According to a SHRM study, 84 percent of organizations currently use social media for modern recruiting. Social media can be particularly helpful for passive job recruiting, where there's a wealth of high-caliber talent to be found. But keep in mind that the most popular social media platforms such as LinkedIn, Facebook, and Twitter are filled with competition for your same pool of candidates, so consider other online platforms that are more specific to your industry: These are your potential next employees.

Creating and sharing content that a job seeker would find useful, instead of simply postings jobs, is the best use of your social media channels and allows you to connect with people before they start to look.  You don’t often see a company’s entire twitter feed saying “buy x” over and over. Instead, you see them sharing information and being more personal. 

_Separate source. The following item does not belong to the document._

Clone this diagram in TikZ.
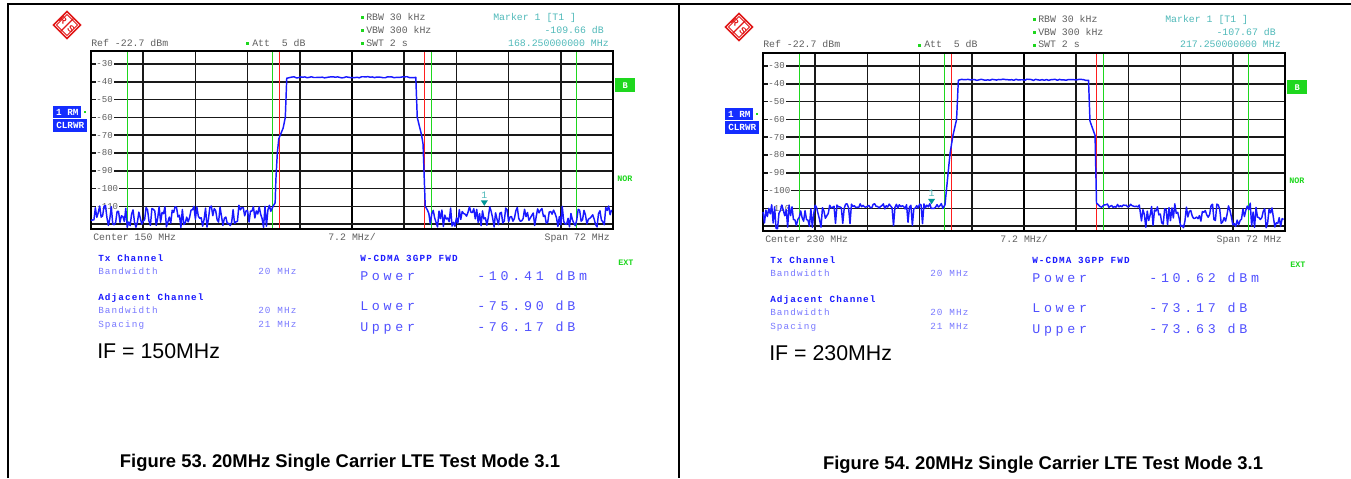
\documentclass[tikz,border=0pt]{standalone}
\usepackage{fontspec}
\setmainfont{Liberation Sans}
\newfontfamily\scrfont{Liberation Mono}
\newfontfamily\tabfont{Liberation Mono}[LetterSpace=12]
\newfontfamily\resfont{Liberation Mono}[LetterSpace=28]
\frenchspacing

\definecolor{rsgreen}{RGB}{30,215,30}
\definecolor{rsred}{RGB}{255,30,30}
\definecolor{rsblue}{RGB}{25,25,255}
\definecolor{rsbox}{RGB}{20,45,255}
\definecolor{rsmid}{RGB}{80,80,255}
\definecolor{rslight}{RGB}{120,120,255}
\definecolor{rsteal}{RGB}{80,185,185}
\definecolor{rsmark}{RGB}{0,150,150}
\definecolor{rsgray}{RGB}{95,95,95}
\definecolor{rslogo}{RGB}{225,25,25}

\tikzset{
  scr/.style={font=\scrfont\fontsize{7.4}{8}\selectfont, text=rsgray, inner sep=0pt, anchor=base west},
  mk/.style={scr, text=rsteal},
  ax/.style={font=\scrfont\fontsize{6.8}{7}\selectfont, text=rsgray, fill=white, inner sep=0.6pt, anchor=west},
  tabhead/.style={font=\tabfont\bfseries\fontsize{7}{8}\selectfont, text=rsblue, inner sep=0pt, anchor=base west},
  tab/.style={font=\tabfont\fontsize{7}{8}\selectfont, text=rslight, inner sep=0pt, anchor=base west},
  res/.style={font=\resfont\fontsize{10}{12}\selectfont, text=rsmid, inner sep=0pt, anchor=base west},
  flag/.style={font=\scrfont\bfseries\fontsize{6.3}{7}\selectfont, text=rsgreen, inner sep=0pt, anchor=base west},
  rmbox/.style={fill=rsbox, text=white, font=\scrfont\bfseries\fontsize{7}{7}\selectfont, inner sep=0pt, anchor=north west},
  bbox/.style={fill=rsgreen, text=white, font=\scrfont\bfseries\fontsize{6.5}{7}\selectfont, inner sep=0pt, anchor=north west},
  scrgrid/.style={black!90, line width=1.3pt},
  chan/.style={rsgreen, line width=1pt},
  txedge/.style={rsred, line width=1pt},
  sigtrace/.style={rsblue, line width=1.1pt, line join=round},
  iftext/.style={font=\fontsize{16}{18}\selectfont, inner sep=0pt, anchor=base west},
  figcap/.style={font=\bfseries\fontsize{13.8}{16}\selectfont, inner sep=0pt}
}

\begin{document}
\begin{tikzpicture}[x=0.75pt,y=-0.75pt]
\useasboundingbox (0,0) rectangle (1351,478);

\draw[line width=1.1pt] (8,478) -- (8,4) -- (1351,4);
\draw[line width=1.1pt] (679,4) -- (679,478);

\foreach \sx/\sy/\ctr/\mlev/\mfrq/\vpw/\vlo/\vup/\ifreq in
  {0/0/150/-109.66/168.250000000/-10.41/-75.90/-76.17/150,
   672/2/230/-107.67/217.250000000/-10.62/-73.17/-73.63/230} {
\begin{scope}[shift={(\sx,\sy)}]
  % logo
  \draw[rslogo, line width=1.3pt] (67,11.5) -- (80.5,25) -- (67,38.5) -- (53.5,25) -- cycle;
  \draw[rslogo, line width=0.6pt] (67,14.5) -- (77.5,25) -- (67,35.5) -- (56.5,25) -- cycle;
  \draw[rslogo, line width=1pt] (60.2,31.8) -- (73.8,18.2);
  \node[text=rslogo, font=\bfseries\fontsize{7}{7}\selectfont, inner sep=0pt, rotate=-40] (logor) at (63,20.5) {R};
  \node[text=rslogo, font=\bfseries\fontsize{7}{7}\selectfont, inner sep=0pt, rotate=-40] (logos) at (71,29.5) {S};

  % settings
  \node[scr] (ref) at (91,46) {Ref -22.7 dBm};
  \fill[rsgreen] (246,42) rectangle ++(2.6,2.6);
  \node[scr] (att) at (252,46) {Att~~5 dB};
  \fill[rsgreen] (361,16.5) rectangle ++(2.6,2.6);
  \fill[rsgreen] (361,29.5) rectangle ++(2.6,2.6);
  \fill[rsgreen] (361,42) rectangle ++(2.6,2.6);
  \node[scr] (rbw) at (366,21) {RBW 30 kHz};
  \node[scr] (vbw) at (366,34) {VBW 300 kHz};
  \node[scr] (swt) at (366,46) {SWT 2 s};
  \node[mk] (mkname) at (493,21) {Marker 1 [T1 ]};
  \node[mk, anchor=base east] (mklev) at (604,34) {\mlev\ dB};
  \node[mk, anchor=base east] (mkfrq) at (609,46) {\mfrq\ MHz};

  % side labels
  \node[rmbox, minimum width=21pt, minimum height=9pt] (rm) at (53,106) {1 RM};
  \node[rmbox, minimum width=25.5pt, minimum height=9.7pt] (clrwr) at (53,118.5) {CLRWR};
  \fill[rsgreen] (83.5,110.5) rectangle ++(2.6,2.6);
  \node[bbox, minimum width=15pt, minimum height=10.5pt] (bmark) at (615,78) {B};
  \node[flag] (nor) at (617,181) {NOR};

  % screen
  \begin{scope}[shift={(352,10.6)}, x=5.4375pt, y=1.335pt]
    \foreach \k in {1,...,9}
      \draw[scrgrid] ({-36+7.2*\k},-22.7) -- ({-36+7.2*\k},-122.7);
    \draw[black, line width=2pt] (0,-22.7) -- (0,-122.7);
    \foreach \d in {-30,-40,...,-120}
      \draw[scrgrid] (-36,\d) -- (36,\d);
    \foreach \d in {-30,-40,...,-110}
      \node[ax] at (-35.4,\d) {\d};
    \foreach \f in {-31,-11,11,31}
      \draw[chan] (\f,-22.7) -- (\f,-122.7);
    \draw[txedge] (-10,-22.7) -- (-10,-122.7);
    \draw[txedge] (10,-22.7) -- (10,-122.7);
    \draw[black, line width=2.2pt] (-36,-22.7) rectangle (36,-122.7);
  \end{scope}

  \node[scr] (center) at (93,240) {Center \ctr\ MHz};
  \node[scr, anchor=base] (div) at (352,240) {7.2 MHz/};
  \node[scr, anchor=base east] (span) at (610,240) {Span 72 MHz};

  % channel table
  \node[tabhead] (tx) at (98,261) {Tx Channel};
  \node[tab] (txbw) at (98,274) {Bandwidth};
  \node[tab] (txbwv) at (258,274) {20 MHz};
  \node[tabhead] (adj) at (98,300.5) {Adjacent Channel};
  \node[tab] (adjbw) at (98,313.5) {Bandwidth};
  \node[tab] (adjbwv) at (258,313.5) {20 MHz};
  \node[tab] (adjsp) at (98,327.5) {Spacing};
  \node[tab] (adjspv) at (258,327.5) {21 MHz};
  \node[tabhead] (std) at (360,261) {W-CDMA 3GPP FWD};
  \node[flag] (ext) at (618,265) {EXT};
  \node[res] (pw) at (360,280.5) {Power};
  \node[res] (pwv) at (477,280.5) {\vpw\ dBm};
  \node[res] (lo) at (360,310) {Lower};
  \node[res] (lov) at (477,310) {\vlo\ dB};
  \node[res] (up) at (360,331.5) {Upper};
  \node[res] (upv) at (477,331.5) {\vup\ dB};
  \node[iftext] (if) at (97,358.5) {IF = \ifreq MHz};
\end{scope}
}

% trace, IF = 150MHz
\pgfmathsetseed{53}
\begin{scope}[shift={(352,10.6)}, x=5.4375pt, y=1.335pt]
  \draw[sigtrace] (-36,-118)
    \foreach \f in {-35.8,-35.6,...,-11.1} { -- (\f,{-109.3-12.7*rnd}) }
    -- (-10.9,-110) -- (-10.6,-108) -- (-10.5,-95) -- (-10.3,-80) -- (-10.1,-72)
    -- (-9.5,-66) -- (-9.2,-60) -- (-9.0,-38)
    \foreach \f in {-8.6,-8.3,...,8.6} { -- (\f,{-37.1-0.7*rnd}) }
    -- (8.8,-37.5) -- (9.0,-60) -- (9.6,-70) -- (9.8,-75) -- (10.1,-110) -- (10.4,-112)
    \foreach \f in {10.6,10.8,...,35.9} { -- (\f,{-109.3-12.7*rnd}) };
  \fill[rsmark] (18.25,-109.66) -- ++(-2.6pt,4pt) -- ++(5.2pt,0pt) -- cycle;
  \node[mk, anchor=base, yshift=5.5pt] (mark53) at (18.25,-109.66) {1};
\end{scope}

% trace, IF = 230MHz
\pgfmathsetseed{54}
\begin{scope}[shift={(1024,12.6)}, x=5.4375pt, y=1.335pt]
  \draw[sigtrace] (-36,-112)
    \foreach \f in {-35.8,-35.6,...,-27} { -- (\f,{-107.5-14*rnd}) }
    \foreach \f in {-26.8,-26.6,...,-11.1} { -- (\f,{-107.3-3*rnd-10*(rnd>0.86)}) }
    -- (-10.9,-108) -- (-10.2,-79) -- (-9.8,-69) -- (-9.3,-60) -- (-9.06,-38)
    \foreach \f in {-8.6,-8.3,...,8.6} { -- (\f,{-37.4-0.7*rnd}) }
    -- (8.9,-38) -- (9.1,-61) -- (9.8,-69) -- (10.0,-107) -- (10.5,-109)
    \foreach \f in {10.7,10.9,...,16} { -- (\f,{-107.5-2*rnd}) }
    \foreach \f in {16.2,16.4,...,35.9} { -- (\f,{-107-14*rnd}) };
  \fill[rsmark] (-12.75,-107.67) -- ++(-2.6pt,4pt) -- ++(5.2pt,0pt) -- cycle;
  \node[mk, anchor=base, yshift=5.5pt] (mark54) at (-12.75,-107.67) {1};
\end{scope}

\node[figcap] (cap53) at (340,463) {Figure 53. 20MHz Single Carrier LTE Test Mode 3.1};
\node[figcap] (cap54) at (1043,465) {Figure 54. 20MHz Single Carrier LTE Test Mode 3.1};
\end{tikzpicture}
\end{document}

Small social media interactions, or micro-engagements, throughout the recruiting process can go a long way. Recruiter communication via LinkedIn messaging, Facebook, or a career site chat function can help ensure candidates stay fully engaged throughout the recruitment process. These micro-engagements can help to create a personalized and unique experience.

4) Go Beyond Social

Smart marketers (and recruiters) go beyond social to find other technologies that reach candidates directly, such as messaging apps, live video, and email. Two years ago, Old Castle, North America's largest manufacturer and distributor of building materials, started a monthly email newsletter to communicate with potential passive job candidates. The newsletter, which is now sent to more than 100,000 recipients, contains company projects, career advice and behind-the-scenes photos.

5) Build Off of Referrals

It doesn’t matter how hard you work on personas, social and brand if you don’t have your own employees out there as advocates promoting how great it is to work there.  To seek out top talent that may not be actively looking for a job, consider leveraging the network of your current employees. Internal referrals can lead to increased employee happiness, and faster application-to-hire times. 

As you implement or experiment with an omnichannel or consumer marketing style recruiting approach, consider what type of impact your efforts are having on candidates throughout each step of the process. By regularly evaluating your processes and adapting your approach, you can evolve a strategy that will work best for your company.